In the Developer tool, the Blaze engine execution plan appears as a workflow. You can click on each component in the workflow to get the details.

The following image shows the Blaze execution plan in the Developer tool:

The Blaze engine execution plan workflow contains the following components:

•Start task. The workflow start task.
•Command task. The pre-processing or post-processing task for local data.
•Grid mapping. An Informatica mapping that the Blaze engine compiles and distributes across a cluster of nodes.
•Grid task. A parallel processing job request sent by the Blaze engine executor to the Grid Manager.
•Grid segment. Segment of a grid mapping that is contained in a grid task.
•Tasklet. A partition of a grid segment that runs on a separate DTM.

In the Administrator tool, the Blaze engine execution plan appears as a script.

The following image shows the Blaze execution script:

In the Administrator tool, the Blaze engine execution plan has the following details:

•Script ID. Unique identifier for the Blaze engine script.
•Script. Blaze engine script that the Data Integration Service generates based on the mapping logic.
•Depends on. Tasks that the script depends on. Tasks include other scripts and Data Integration Service tasks, like the Start task.

Spark Engine Execution Plan Details

You can view the details of a Spark engine execution plan from the Administrator tool or Developer tool.

The Spark engine execution plan shows the Scala code to run in the Hadoop cluster.
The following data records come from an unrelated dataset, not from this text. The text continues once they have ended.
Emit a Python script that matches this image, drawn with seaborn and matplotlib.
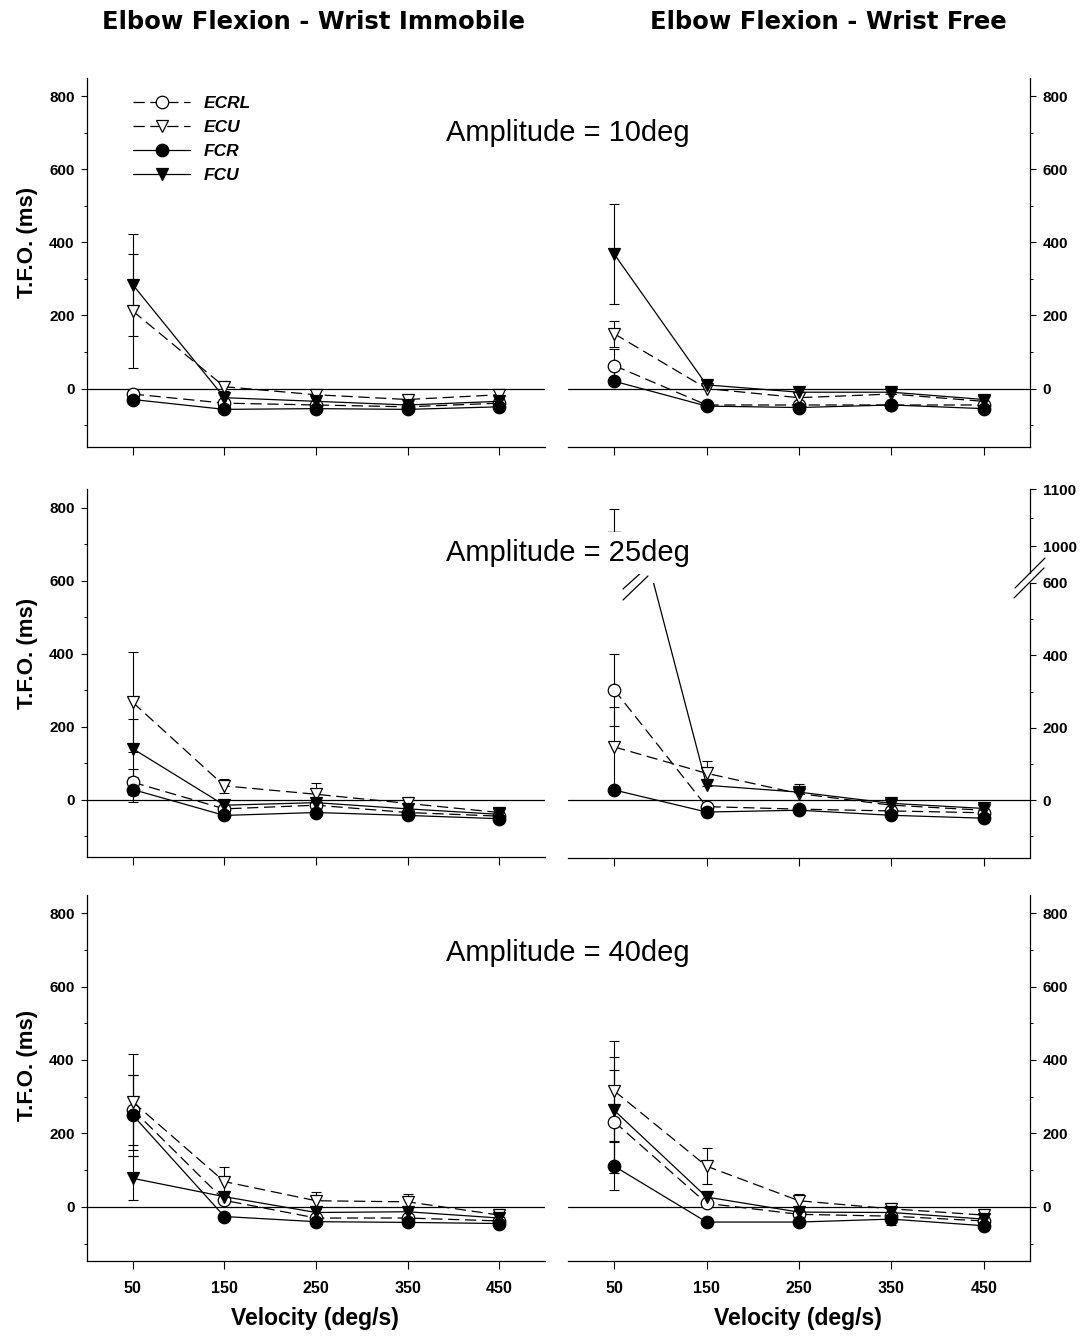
import numpy as np
import pandas as pd
import matplotlib
matplotlib.use("Agg")
import matplotlib.pyplot as plt
import seaborn as sns
from matplotlib.lines import Line2D
from matplotlib.ticker import FixedLocator
from matplotlib.font_manager import FontProperties

nan = np.nan

# ---------------- data ----------------
velocity = [50, 150, 250, 350, 450]
velocity_labels = ["50", "150", "250", "350", "450"]
muscles = ["ECRL", "ECU", "FCR", "FCU"]

# Amplitude 10 deg, wrist immobile
a10_imm_ECRL = [-15, -40, -45, -50, -40]
a10_imm_ECU = [212, 5, -17, -30, -17]
a10_imm_FCR = [-30, -57, -55, -57, -50]
a10_imm_FCU = [284, -25, -35, -45, -35]
a10_imm_ECRL_se = [nan, nan, nan, nan, nan]
a10_imm_ECU_se = [156, 12, 10, 10, 10]
a10_imm_FCR_se = [nan, nan, nan, nan, nan]
a10_imm_FCU_se = [139, nan, nan, nan, nan]

# Amplitude 10 deg, wrist free
a10_free_ECRL = [63, -45, -45, -45, -45]
a10_free_ECU = [150, 0, -25, -15, -35]
a10_free_FCR = [20, -48, -52, -45, -55]
a10_free_FCU = [368, 10, -10, -10, -30]
a10_free_ECRL_se = [46, nan, nan, nan, nan]
a10_free_ECU_se = [35, nan, nan, nan, nan]
a10_free_FCR_se = [nan, nan, nan, nan, nan]
a10_free_FCU_se = [136, nan, nan, nan, nan]

# Amplitude 25 deg, wrist immobile
a25_imm_ECRL = [48, -25, -15, -35, -45]
a25_imm_ECU = [267, 38, 15, -10, -35]
a25_imm_FCR = [28, -43, -35, -43, -52]
a25_imm_FCU = [140, -15, -8, -25, -40]
a25_imm_ECRL_se = [35, nan, nan, nan, nan]
a25_imm_ECU_se = [137, 20, 30, 10, nan]
a25_imm_FCR_se = [35, nan, nan, nan, nan]
a25_imm_FCU_se = [82, nan, nan, nan, nan]

# Amplitude 25 deg, wrist free
a25_free_ECRL = [305, -18, -25, -30, -35]
a25_free_ECU = [147, 74, 18, -14, -28]
a25_free_FCR = [28, -33, -28, -42, -50]
a25_free_FCU = [1015, 41, 22, -9, -23]
a25_free_ECRL_se = [100, nan, nan, nan, nan]
a25_free_ECU_se = [110, 34, nan, nan, nan]
a25_free_FCR_se = [nan, nan, nan, nan, nan]
a25_free_FCU_se = [50, nan, 22, nan, nan]

# Amplitude 40 deg, wrist immobile
a40_imm_ECRL = [265, 18, -30, -30, -38]
a40_imm_ECU = [286, 69, 17, 14, -22]
a40_imm_FCR = [250, -26, -40, -42, -45]
a40_imm_FCU = [78, 28, -15, -13, -30]
a40_imm_ECRL_se = [95, nan, nan, nan, nan]
a40_imm_ECU_se = [130, 41, 23, 22, nan]
a40_imm_FCR_se = [110, nan, nan, nan, nan]
a40_imm_FCU_se = [60, nan, nan, nan, nan]

# Amplitude 40 deg, wrist free
a40_free_ECRL = [232, 10, -20, -25, -38]
a40_free_ECU = [316, 111, 17, -5, -22]
a40_free_FCR = [111, -41, -41, -33, -51]
a40_free_FCU = [263, 27, -14, -15, -33]
a40_free_ECRL_se = [140, nan, nan, nan, nan]
a40_free_ECU_se = [136, 49, 17, 15, nan]
a40_free_FCR_se = [65, nan, nan, 15, nan]
a40_free_FCU_se = [145, nan, nan, nan, nan]

column_titles = ["Elbow Flexion - Wrist Immobile", "Elbow Flexion - Wrist Free"]
amplitude_labels = ["Amplitude = 10deg", "Amplitude = 25deg", "Amplitude = 40deg"]
y_label = "T.F.O. (ms)"
x_label = "Velocity (deg/s)"

# ---------------- style ----------------
sns.set_theme(style="ticks")
plt.rcParams["font.family"] = ["Liberation Sans", "DejaVu Sans"]
plt.rcParams["axes.linewidth"] = 0.9
for k in ["text.color", "axes.labelcolor", "xtick.color", "ytick.color", "axes.edgecolor"]:
    plt.rcParams[k] = "black"

W, H = 1091, 1338
fig = plt.figure(figsize=(W / 100, H / 100), dpi=100)
fig.patch.set_facecolor("white")


def rect(x0, x1, y0, y1):
    return [x0 / W, 1 - y1 / H, (x1 - x0) / W, (y1 - y0) / H]


DASH = (0, (9, 4.5))
styles = {
    "ECRL": dict(ls=DASH, marker="o", mfc="white"),
    "ECU": dict(ls=DASH, marker="v", mfc="white"),
    "FCR": dict(ls="-", marker="o", mfc="black"),
    "FCU": dict(ls="-", marker="v", mfc="black"),
}

tick_font = dict(family=["Liberation Sans", "DejaVu Sans"], weight="bold", size=11)
xtick_font = dict(family=["Liberation Sans Narrow", "Liberation Sans", "DejaVu Sans"],
                  weight="bold", size=11.5)


def style_axis(ax, side, ylim, majors, minors, xlabels):
    ax.set_facecolor("none")
    ax.set_xlim(0, 500)
    ax.set_ylim(*ylim)
    ax.spines["top"].set_visible(False)
    if side == "left":
        ax.spines["right"].set_visible(False)
        ax.yaxis.tick_left()
    else:
        ax.spines["left"].set_visible(False)
        ax.yaxis.tick_right()
    for s in ax.spines.values():
        s.set_color("black")
        s.set_linewidth(0.9)
    ax.set_xticks(velocity)
    if xlabels:
        ax.set_xticklabels(velocity_labels, fontdict=xtick_font)
    else:
        ax.set_xticklabels([])
    ax.yaxis.set_major_locator(FixedLocator(majors))
    ax.yaxis.set_minor_locator(FixedLocator(minors))
    ax.set_yticklabels([str(v) for v in majors], fontdict=tick_font)
    ax.tick_params(axis="x", which="major", direction="out", length=5.5, width=0.8,
                   pad=9, colors="black")
    ax.tick_params(axis="y", which="major", direction="out", length=4, width=0.8,
                   pad=5, colors="black")
    ax.tick_params(axis="y", which="minor", direction="out", length=2.5, width=0.7,
                   colors="black")


def draw_series(ax, values, errs, muscle, label=None):
    st = styles[muscle]
    df = pd.DataFrame({"velocity": velocity, "tfo": values})
    sns.lineplot(data=df, x="velocity", y="tfo", ax=ax, color="black",
                 linestyle=st["ls"], linewidth=0.9, marker=st["marker"],
                 markersize=9, markerfacecolor=st["mfc"], markeredgecolor="black",
                 markeredgewidth=0.9, estimator=None, errorbar=None, sort=False,
                 label=label, legend=False, zorder=3)
    e = np.array(errs, dtype=float)
    v = np.array(values, dtype=float)
    x = np.array(velocity, dtype=float)
    m = ~np.isnan(e)
    if m.any():
        ax.errorbar(x[m], v[m], yerr=e[m], fmt="none", ecolor="black",
                    elinewidth=0.8, capsize=3.5, capthick=0.8, zorder=2)


panels = {
    (0, 0): (dict(ECRL=a10_imm_ECRL, ECU=a10_imm_ECU, FCR=a10_imm_FCR, FCU=a10_imm_FCU),
             dict(ECRL=a10_imm_ECRL_se, ECU=a10_imm_ECU_se, FCR=a10_imm_FCR_se, FCU=a10_imm_FCU_se)),
    (0, 1): (dict(ECRL=a10_free_ECRL, ECU=a10_free_ECU, FCR=a10_free_FCR, FCU=a10_free_FCU),
             dict(ECRL=a10_free_ECRL_se, ECU=a10_free_ECU_se, FCR=a10_free_FCR_se, FCU=a10_free_FCU_se)),
    (1, 0): (dict(ECRL=a25_imm_ECRL, ECU=a25_imm_ECU, FCR=a25_imm_FCR, FCU=a25_imm_FCU),
             dict(ECRL=a25_imm_ECRL_se, ECU=a25_imm_ECU_se, FCR=a25_imm_FCR_se, FCU=a25_imm_FCU_se)),
    (1, 1): (dict(ECRL=a25_free_ECRL, ECU=a25_free_ECU, FCR=a25_free_FCR, FCU=a25_free_FCU),
             dict(ECRL=a25_free_ECRL_se, ECU=a25_free_ECU_se, FCR=a25_free_FCR_se, FCU=a25_free_FCU_se)),
    (2, 0): (dict(ECRL=a40_imm_ECRL, ECU=a40_imm_ECU, FCR=a40_imm_FCR, FCU=a40_imm_FCU),
             dict(ECRL=a40_imm_ECRL_se, ECU=a40_imm_ECU_se, FCR=a40_imm_FCR_se, FCU=a40_imm_FCU_se)),
    (2, 1): (dict(ECRL=a40_free_ECRL, ECU=a40_free_ECU, FCR=a40_free_FCR, FCU=a40_free_FCU),
             dict(ECRL=a40_free_ECRL_se, ECU=a40_free_ECU_se, FCR=a40_free_FCR_se, FCU=a40_free_FCU_se)),
}

cols_px = [(87, 545), (568, 1030)]
rows_px = [(78, 447, (-160, 850)), (489, 857, (-157, 852)), (895, 1261, (-147, 849))]
majors = [0, 200, 400, 600, 800]
minors = [-100, 100, 300, 500, 700]

axes = {}
all_axes = []
for r in range(3):
    for c in range(2):
        x0, x1 = cols_px[c]
        y0, y1, ylim = rows_px[r]
        side = "left" if c == 0 else "right"
        vals, errs = panels[(r, c)]
        if (r, c) == (1, 1):
            # broken y axis: lower part up to 600, upper part 953-1100
            ax = fig.add_axes(rect(x0, x1, 583, 858))
            ax.axhline(0, color="black", lw=0.9, zorder=1)
            for m in muscles:
                e = list(errs[m])
                if m == "FCU":
                    e[0] = nan
                draw_series(ax, vals[m], e, m)
            style_axis(ax, side, (-160, 600), [0, 200, 400, 600], [-100, 100, 300, 500], False)
            axu = fig.add_axes(rect(x0, x1, 489, 573))
            fcu_df = pd.DataFrame({"velocity": velocity[:1], "tfo": vals["FCU"][:1]})
            sns.scatterplot(data=fcu_df, x="velocity", y="tfo", ax=axu, color="black",
                            marker="v", s=81, edgecolor="black", zorder=3, legend=False)
            axu.errorbar(velocity[:1], vals["FCU"][:1], yerr=errs["FCU"][:1], fmt="none",
                         ecolor="black", elinewidth=0.8, capsize=3.5, capthick=0.8)
            axu.set_facecolor("none")
            axu.set_xlim(0, 500)
            axu.set_ylim(953, 1100)
            for s in ["top", "left", "bottom"]:
                axu.spines[s].set_visible(False)
            axu.spines["right"].set_color("black")
            axu.spines["right"].set_linewidth(0.9)
            axu.yaxis.tick_right()
            axu.tick_params(axis="x", bottom=False, labelbottom=False)
            axu.yaxis.set_major_locator(FixedLocator([1000, 1100]))
            axu.yaxis.set_minor_locator(FixedLocator([1050]))
            axu.set_yticklabels(["1000", "1100"], fontdict=tick_font)
            axu.tick_params(axis="y", which="major", direction="out", length=4, width=0.8,
                            pad=5, colors="black")
            axu.tick_params(axis="y", which="minor", direction="out", length=2.5, width=0.7,
                            colors="black")
            all_axes.append(axu)
        else:
            ax = fig.add_axes(rect(x0, x1, y0, y1))
            ax.axhline(0, color="black", lw=0.9, zorder=1)
            for m in muscles:
                draw_series(ax, vals[m], errs[m], m,
                            label=m if (r, c) == (0, 0) else None)
            style_axis(ax, side, ylim, majors, minors, r == 2)
        axes[(r, c)] = ax
        all_axes.append(ax)

for a in all_axes:
    a.set_xlabel("")
    a.set_ylabel("")

# legend in the first panel
ax0 = axes[(0, 0)]
handles = []
for m in muscles:
    st = styles[m]
    handles.append(Line2D([0], [0], color="black", linestyle=st["ls"], linewidth=0.9,
                          marker=st["marker"], markersize=9, markerfacecolor=st["mfc"],
                          markeredgecolor="black", markeredgewidth=0.9))
leg = ax0.legend(handles, muscles, loc="upper left",
                 bbox_to_anchor=(133 / W, 1 - 96 / H), bbox_transform=fig.transFigure,
                 frameon=False, handlelength=3.3, handletextpad=0.8, labelspacing=0.5,
                 borderpad=0, borderaxespad=0, numpoints=1,
                 prop=FontProperties(family=["Liberation Sans", "DejaVu Sans"],
                                     weight="bold", style="italic", size=12.5))

# break marks on the broken axis
for (xa, ya, xb, yb) in [(623, 589, 643, 571), (623, 600, 648, 576),
                         (1015, 588, 1045, 558), (1014, 598, 1044, 568)]:
    fig.add_artist(Line2D([xa / W, xb / W], [1 - ya / H, 1 - yb / H],
                          color="black", lw=0.9, transform=fig.transFigure))

# texts
for x, t in zip([313, 828], column_titles):
    fig.text(x / W, 1 - 22 / H, t, ha="center", va="center",
             fontsize=17.5, fontweight="bold", family=["DejaVu Sans"])
for y, t in zip([133, 553, 953], amplitude_labels):
    fig.text(568 / W, 1 - y / H, t, ha="center", va="center", fontsize=21,
             family=["Liberation Sans", "DejaVu Sans"], zorder=10,
             bbox=dict(boxstyle="square,pad=0.25", fc="white", ec="none"))
for y in [242, 653, 1065]:
    fig.text(28 / W, 1 - y / H, y_label, ha="center", va="center", rotation=90,
             fontsize=16, fontweight="bold", family=["Liberation Sans", "DejaVu Sans"])
for x in [315, 798]:
    fig.text(x / W, 1 - 1318 / H, x_label, ha="center", va="center", fontsize=16.5,
             fontweight="bold",
             family=["Liberation Sans Narrow", "Liberation Sans", "DejaVu Sans"])

fig.savefig("out.png", dpi=100, facecolor="white")
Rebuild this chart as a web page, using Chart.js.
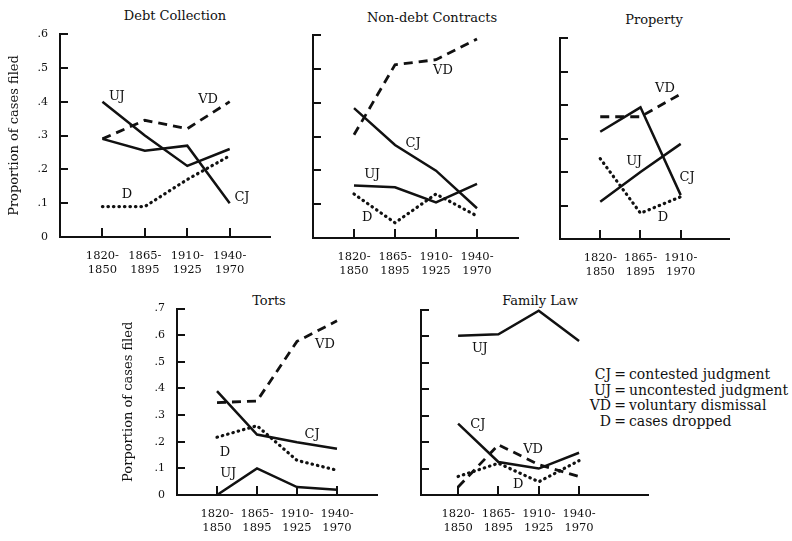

The following image shows the execution plan for a mapping to run on the Spark engine:

The Spark engine execution plan has the following details:

•Script ID. Unique identifier for the Spark engine script.
•Script. Scala code that the Data Integration Service generates based on the mapping logic.
•Depends on. Tasks that the script depends on. Tasks include other scripts and Data Integration Service tasks.

Hive Engine Execution Plan Details

You can view the details of a Hive engine execution plan for a mapping from the Administrator tool or Developer tool.

The following table describes the properties of a Hive engine execution plan:

Property	Description
Script Name	Name of the Hive script.
Script	Hive script that the Data Integration Service generates based on the mapping logic.
Depends On	Tasks that the script depends on. Tasks include other scripts and Data Integration Service tasks, like the Start task.

Note: Effective in version 10.2.1, the MapReduce mode of the Hive run-time engine is deprecated, and Informatica will drop support for it in a future release. The Tez mode remains supported.

When you choose to run a mapping in the Hadoop environment, the Blaze and Spark run-time engines are selected by default.

Previously, the Hive run-time engine was also selected.

If you select Hive to run a mapping, the Data Integration Service will use Tez. You can use the Tez engine only on the following Hadoop distributions:

•Amazon EMR
•Azure HDInsight
•Hortonworks HDP

In a future release, when Informatica drops support for MapReduce, the Data Integration Service will ignore the Hive engine selection and run the mapping on Blaze or Spark.

Viewing the Execution Plan for a Mapping in the Developer Tool

You can view the Hive or Blaze engine execution plan for a mapping that runs in a Hadoop environment. You do not have to run the mapping to view the execution plan in the Developer tool.

Note: You can also view the execution plan in the Administrator tool.

1. To view the execution plan in the Developer tool, select the Data Viewer view for the mapping and click Show Execution Plan.

2. Select the Data Viewer view.

3. Select Show Execution Plan.

The Data Viewer view shows the details for the execution plan.